N.Y. Ins. Law § 1116(a)(3)(McKinney 2000) provides, as follows:

(a)(3) Legal services insurance may not be written except (i) in conjunction with prepaid legal services plans as authorized in this section, or (ii) pursuant to a regulation promulgated by the superintendent permitting legal services to be written as part of a policy of liability insurance covering related risks and, provided further, that legal services for defense only coverages for commercial or other business related lawsuits or arbitration proceedings commenced against the business entity that purchased the policy is not more than an incidental part of such liability insurance.

The inquirer intends to set up access plans1 throughout the United States but would like to know what, if any, licensing requirements apply to such activities in New York. N.Y. Ins. Law § 1101(a)(1)(McKinney 2000) defines an insurance contract as any agreement or other transaction whereby one party (the insurer) is obligated to confer benefit of pecuniary value upon another party (the insured or beneficiary), dependent upon the happening of a fortuitous event in which the insured or beneficiary has, or is expected to have at the time of such happening, a material interest which will be adversely affected by the happening of such event. A "fortuitous event" is any occurrence or failure thereof, which is, or is assumed by the parties to be, to a substantial extent beyond the control of either party.

It is the Department’s position that legal services arrangements, pursuant to which legal services are provided for a prepaid fee, do not constitute the doing of an insurance business within the meaning of section 1101 of the Insurance Law, so long as the services are not dependent upon the happening of a fortuitous event. Thus, an arrangement that charges a prepaid fee and provides its members with, for example, a will upon request would not constitute the doing of an insurance business, so long as such service is not conditioned upon the happening of a fortuitous event.

If, however, the services provided are dependent upon the happening of a fortuitous event, such arrangement would constitute the doing of an insurance business, unless a separate fee for each such service is charged, and the fee for the service fully covers the cost of rendition of such services, thus, avoiding the assumption of a risk of loss in rendering the service. The arrangement may even provide for a prearranged discount on services, but the provider of the services may not assume a risk of loss.

Without reviewing a more detailed plan of operation, the Department is unable to determine whether the proposed plan constitutes the doing of an insurance business which would require licensing as an insurer. For example, the inquirer states that based on a contractual agreement, affiliated attorneys will provide services to members at 25% below their customary charges. As mentioned above, an arrangement may provide for a prearranged discount on services, but the provider of the services may not assume a risk of loss. Therefore, where a discount is provided for services that are dependent upon the happening of a fortuitous event, the separate discounted fee charged by the provider/attorney, must be sufficient to cover the cost for rendering such service to the member (i.e., cost of labor, material and reasonable overhead expense). Where the discounted fee results in insufficiency in the cost of rendering the services, the provider have assumed a risk of loss, thus, doing an insurance business.

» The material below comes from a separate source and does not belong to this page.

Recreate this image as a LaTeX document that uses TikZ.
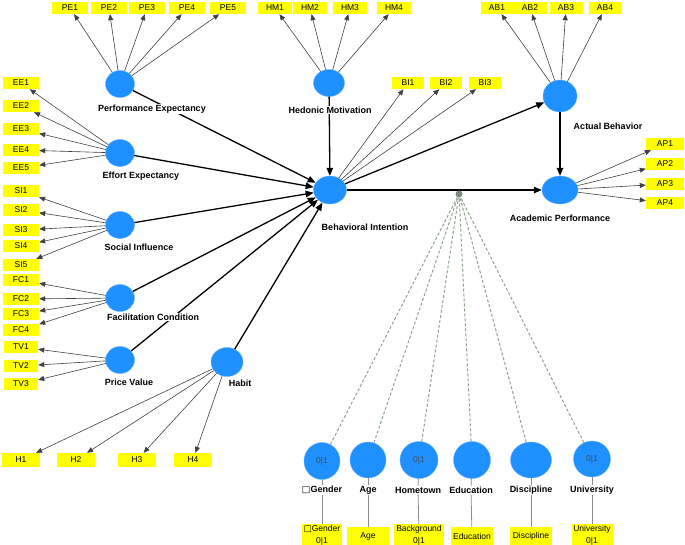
\documentclass[tikz,border=0pt]{standalone}
\usepackage{fontspec}
\setmainfont{Liberation Sans}
\newfontfamily\symfont{DejaVu Sans}
\usetikzlibrary{shapes.geometric, arrows.meta, positioning}
\definecolor{lvblue}{HTML}{1E90FF}
\definecolor{indyellow}{HTML}{FFFF00}
\definecolor{modgreen}{HTML}{8FA38F}
\definecolor{linkgray}{HTML}{8C8C8C}

\begin{document}
\begin{tikzpicture}[
  x=1pt, y=-1pt,
  latent/.style={ellipse, fill=lvblue, draw=lvblue!70!white, minimum width=29, minimum height=27, inner sep=0pt},
  indbox/.style={rectangle, fill=indyellow, minimum width=36, minimum height=12, inner sep=1pt, font=\fontsize{8.5}{10}\selectfont},
  lvlabel/.style={fill=white, inner sep=1pt, font=\fontsize{9}{11}\selectfont\bfseries},
  loading/.style={-{Triangle[length=6pt,width=5pt]}, draw=black!75, line width=0.6pt},
  structural/.style={-{Triangle[length=8pt,width=6.5pt]}, draw=black, line width=1.3pt},
  modline/.style={draw=modgreen, line width=1pt, dash pattern=on 3pt off 2pt},
  ctrlline/.style={draw=linkgray, line width=0.8pt},
  ctrlbox/.style={rectangle, fill=indyellow, minimum width=42, minimum height=18, inner sep=1pt, align=center, font=\fontsize{8.5}{12}\selectfont},
  oneone/.style={font=\fontsize{8.5}{10}\selectfont, text=black!70}
]
  \useasboundingbox (0,0) rectangle (685,544);
  \clip (0,0) rectangle (685,544);

  % Latent variables
  \node[latent] (pe) at (120,84) {};
  \node[latent, minimum width=31] (hm) at (329,83) {};
  \node[latent] (ee) at (120,153) {};
  \node[latent] (si) at (120,225) {};
  \node[latent] (fc) at (120,298) {};
  \node[latent] (pv) at (120,360) {};
  \node[latent, minimum width=32, minimum height=29] (hb) at (227,362) {};
  \node[latent, minimum width=33, minimum height=28] (bi) at (330,190) {};
  \node[latent, minimum width=34, minimum height=32] (ab) at (560,96) {};
  \node[latent, minimum width=36, minimum height=28] (ap) at (560,190) {};

  % Indicators
  \foreach \n/\x in {1/70,2/109,3/147,4/187,5/228}
    \node[indbox] (pe\n) at (\x,8) {PE\n};
  \foreach \n/\x in {1/275,2/310,3/350,4/394}
    \node[indbox, minimum width=34] (hm\n) at (\x,8) {HM\n};
  \foreach \n/\x in {1/497,2/530,3/566,4/605}
    \node[indbox, minimum width=33] (ab\n) at (\x,8) {AB\n};
  \foreach \n/\x in {1/408,2/446,3/485}
    \node[indbox, minimum width=32] (bi\n) at (\x,83) {BI\n};
  \foreach \n/\y in {1/144,2/164,3/184,4/203}
    \node[indbox, minimum width=38] (ap\n) at (665,\y) {AP\n};
  \foreach \n/\y in {1/83,2/106,3/129,4/150,5/168}
    \node[indbox] (ee\n) at (21,\y) {EE\n};
  \foreach \n/\y in {1/191,2/210,3/230,4/246,5/265}
    \node[indbox] (si\n) at (21,\y) {SI\n};
  \foreach \n/\y in {1/280,2/299,3/314,4/330}
    \node[indbox] (fc\n) at (21,\y) {FC\n};
  \foreach \n/\y in {1/347,2/366,3/384}
    \node[indbox, minimum width=34] (tv\n) at (21,\y) {TV\n};
  \foreach \n/\x in {1/21,2/76,3/137,4/193}
    \node[indbox, minimum width=38, minimum height=14] (h\n) at (\x,460) {H\n};

  % Loadings
  \foreach \n in {1,...,5} \draw[loading] (pe) -- (pe\n);
  \foreach \n in {1,...,4} \draw[loading] (hm) -- (hm\n);
  \foreach \n in {1,...,4} \draw[loading] (ab) -- (ab\n);
  \foreach \n in {1,...,3} \draw[loading] (bi) -- (bi\n);
  \foreach \n in {1,...,4} \draw[loading] (ap) -- (ap\n);
  \foreach \n in {1,...,5} \draw[loading] (ee) -- (ee\n);
  \foreach \n in {1,...,5} \draw[loading] (si) -- (si\n);
  \foreach \n in {1,...,4} \draw[loading] (fc) -- (fc\n);
  \foreach \n in {1,...,3} \draw[loading] (pv) -- (tv\n);
  \foreach \n in {1,...,4} \draw[loading] (hb) -- (h\n);

  % Structural paths
  \draw[structural] (pe) -- (bi);
  \draw[structural] (hm) -- (bi);
  \draw[structural] (ee) -- (bi);
  \draw[structural] (si) -- (bi);
  \draw[structural] (fc) -- (bi);
  \draw[structural] (pv) -- (bi);
  \draw[structural] (hb) -- (bi);
  \draw[structural] (bi) -- (ab);
  \draw[structural] (bi) -- (ap);
  \draw[structural] (ab) -- (ap);

  % Control variables
  \node[latent, minimum width=36, minimum height=37, oneone] (gen) at (322,461) {0|1};
  \node[latent, minimum width=36, minimum height=36] (age) at (368,460) {};
  \node[latent, minimum width=38, minimum height=37, oneone] (home) at (419,460) {0|1};
  \node[latent, minimum width=37, minimum height=37] (edu) at (472,460) {};
  \node[latent, minimum width=41, minimum height=36] (disc) at (531,460) {};
  \node[latent, minimum width=37, minimum height=36, oneone] (uni) at (592,459) {0|1};

  \node[circle, fill=modgreen!85!black, minimum size=7, inner sep=0pt] (mod) at (459,194) {};
  \foreach \c in {gen,age,home,edu,disc,uni} \draw[modline] (\c) -- (mod);

  \node[lvlabel] (genl) at (322,490) {{\symfont □}Gender};
  \node[lvlabel] (agel) at (368,490) {Age};
  \node[lvlabel] (homel) at (418,490) {Hometown};
  \node[lvlabel] (edul) at (471,490) {Education};
  \node[lvlabel] (discl) at (531,490) {Discipline};
  \node[lvlabel] (unil) at (592,490) {University};

  \node[ctrlbox, minimum width=40] (genb) at (322,535) {{\symfont □}Gender\\0|1};
  \node[ctrlbox] (ageb) at (368,536) {Age};
  \node[ctrlbox, minimum width=50] (homeb) at (419,535) {Background\\0|1};
  \node[ctrlbox] (edub) at (472,536) {Education};
  \node[ctrlbox] (discb) at (531,536) {Discipline};
  \node[ctrlbox, minimum width=41] (unib) at (592,535) {University\\0|1};

  \draw[ctrlline] (gen) -- (genl) -- (genb);
  \draw[ctrlline] (age) -- (agel) -- (ageb);
  \draw[ctrlline] (home) -- (homel) -- (homeb);
  \draw[ctrlline] (edu) -- (edul) -- (edub);
  \draw[ctrlline] (disc) -- (discl) -- (discb);
  \draw[ctrlline] (uni) -- (unil) -- (unib);

  % Construct labels
  \node[lvlabel] at (152,109) {Performance Expectancy};
  \node[lvlabel] at (330,110) {Hedonic Motivation};
  \node[lvlabel] at (141,176) {Effort Expectancy};
  \node[lvlabel] at (139,247) {Social Influence};
  \node[lvlabel] at (153,317) {Facilitation Condition};
  \node[lvlabel] at (129,382) {Price Value};
  \node[lvlabel] at (240,383) {Habit};
  \node[lvlabel] at (365,227) {Behavioral Intention};
  \node[lvlabel] at (608,126) {Actual Behavior};
  \node[lvlabel] at (560,218) {Academic Performance};
\end{tikzpicture}
\end{document}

Consequently, in order for the Department to determine whether the proposed plan would be doing an insurance business, it would need to see a detailed description of the plan of operation, including the membership package, fee and discount arrangements and the plan’s contract with affiliated attorneys.

As a final matter, this opinion is limited to an interpretation of the New York Insurance Law and Regulations. No opinion is offered concerning the effect that Federal or other New York State laws might have on the operation of such plan in New York.

For further information you may contact Associate Attorney D. Monica Marsh at the New York City Office.


1 See, N.Y. Comp. Codes R. & Regs. tit. 11, § 261.1(a) (Regulation 161) (2000), which defines access plans.